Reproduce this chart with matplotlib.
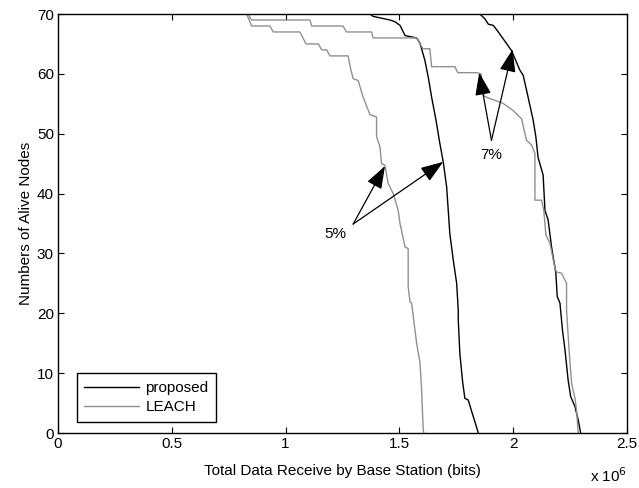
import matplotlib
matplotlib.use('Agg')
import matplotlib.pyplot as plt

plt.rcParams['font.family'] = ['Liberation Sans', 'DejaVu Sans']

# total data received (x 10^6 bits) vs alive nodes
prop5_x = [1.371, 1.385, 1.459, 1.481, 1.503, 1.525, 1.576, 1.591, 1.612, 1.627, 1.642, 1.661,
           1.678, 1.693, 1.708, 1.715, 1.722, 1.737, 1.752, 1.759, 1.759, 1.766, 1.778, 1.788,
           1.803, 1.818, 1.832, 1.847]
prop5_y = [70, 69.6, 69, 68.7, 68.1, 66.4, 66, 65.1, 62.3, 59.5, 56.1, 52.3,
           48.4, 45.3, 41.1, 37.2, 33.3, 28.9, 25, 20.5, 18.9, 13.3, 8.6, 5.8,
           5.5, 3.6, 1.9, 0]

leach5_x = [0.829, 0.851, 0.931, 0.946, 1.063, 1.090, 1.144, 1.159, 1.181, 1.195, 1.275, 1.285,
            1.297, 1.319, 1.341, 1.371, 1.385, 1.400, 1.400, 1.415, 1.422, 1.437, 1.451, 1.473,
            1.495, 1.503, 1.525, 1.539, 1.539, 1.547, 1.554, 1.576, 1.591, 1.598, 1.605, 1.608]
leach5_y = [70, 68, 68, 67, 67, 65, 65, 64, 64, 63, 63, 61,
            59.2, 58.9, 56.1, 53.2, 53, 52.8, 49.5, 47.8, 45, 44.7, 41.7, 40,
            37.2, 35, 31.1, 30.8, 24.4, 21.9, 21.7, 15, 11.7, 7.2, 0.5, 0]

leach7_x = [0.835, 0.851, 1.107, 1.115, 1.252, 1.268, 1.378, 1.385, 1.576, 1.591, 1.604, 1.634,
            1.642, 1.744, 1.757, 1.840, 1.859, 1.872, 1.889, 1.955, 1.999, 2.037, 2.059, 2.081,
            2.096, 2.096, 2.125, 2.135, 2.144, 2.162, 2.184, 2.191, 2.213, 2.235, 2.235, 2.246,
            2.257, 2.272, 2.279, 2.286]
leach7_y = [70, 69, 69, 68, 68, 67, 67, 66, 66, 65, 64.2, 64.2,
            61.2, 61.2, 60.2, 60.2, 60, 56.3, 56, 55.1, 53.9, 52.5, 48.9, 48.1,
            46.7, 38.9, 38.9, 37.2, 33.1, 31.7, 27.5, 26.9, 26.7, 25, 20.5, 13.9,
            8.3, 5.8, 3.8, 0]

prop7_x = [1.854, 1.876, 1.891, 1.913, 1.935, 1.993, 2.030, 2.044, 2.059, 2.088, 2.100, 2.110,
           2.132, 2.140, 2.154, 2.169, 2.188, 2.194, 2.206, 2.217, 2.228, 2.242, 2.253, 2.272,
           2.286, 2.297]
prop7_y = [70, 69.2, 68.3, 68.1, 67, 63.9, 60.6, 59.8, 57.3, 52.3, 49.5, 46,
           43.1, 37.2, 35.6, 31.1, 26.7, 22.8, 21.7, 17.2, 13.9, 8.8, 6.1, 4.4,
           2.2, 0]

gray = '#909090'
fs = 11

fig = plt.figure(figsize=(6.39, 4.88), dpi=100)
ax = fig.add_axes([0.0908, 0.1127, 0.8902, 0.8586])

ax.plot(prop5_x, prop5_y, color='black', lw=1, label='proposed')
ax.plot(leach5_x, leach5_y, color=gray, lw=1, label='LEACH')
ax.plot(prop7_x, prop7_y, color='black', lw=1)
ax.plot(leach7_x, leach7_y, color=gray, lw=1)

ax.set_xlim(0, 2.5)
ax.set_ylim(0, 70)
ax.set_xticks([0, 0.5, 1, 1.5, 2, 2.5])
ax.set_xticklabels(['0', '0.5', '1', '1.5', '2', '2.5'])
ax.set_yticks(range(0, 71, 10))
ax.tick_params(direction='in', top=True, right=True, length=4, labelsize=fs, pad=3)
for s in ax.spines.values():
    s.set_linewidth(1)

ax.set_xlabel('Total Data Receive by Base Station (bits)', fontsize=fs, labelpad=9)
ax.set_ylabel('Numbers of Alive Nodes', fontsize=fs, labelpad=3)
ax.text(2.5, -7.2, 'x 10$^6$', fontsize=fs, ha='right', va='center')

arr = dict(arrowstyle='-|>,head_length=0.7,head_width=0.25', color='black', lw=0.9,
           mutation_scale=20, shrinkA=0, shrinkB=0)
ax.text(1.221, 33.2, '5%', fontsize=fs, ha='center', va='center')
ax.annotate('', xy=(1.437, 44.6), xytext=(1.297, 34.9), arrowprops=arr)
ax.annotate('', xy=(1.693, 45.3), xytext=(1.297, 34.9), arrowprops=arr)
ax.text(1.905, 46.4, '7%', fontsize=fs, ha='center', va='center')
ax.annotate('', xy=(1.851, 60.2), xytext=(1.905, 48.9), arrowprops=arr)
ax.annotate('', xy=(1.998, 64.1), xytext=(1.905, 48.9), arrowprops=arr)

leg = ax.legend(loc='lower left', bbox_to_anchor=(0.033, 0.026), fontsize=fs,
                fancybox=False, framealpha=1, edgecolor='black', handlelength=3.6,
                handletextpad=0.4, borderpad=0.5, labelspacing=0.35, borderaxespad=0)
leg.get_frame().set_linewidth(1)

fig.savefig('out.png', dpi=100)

········

*TO BE DONE*
Write down the number of lines where the word "matplotlib" appears, and nothing further.

*COMPLETE ANSWER*
4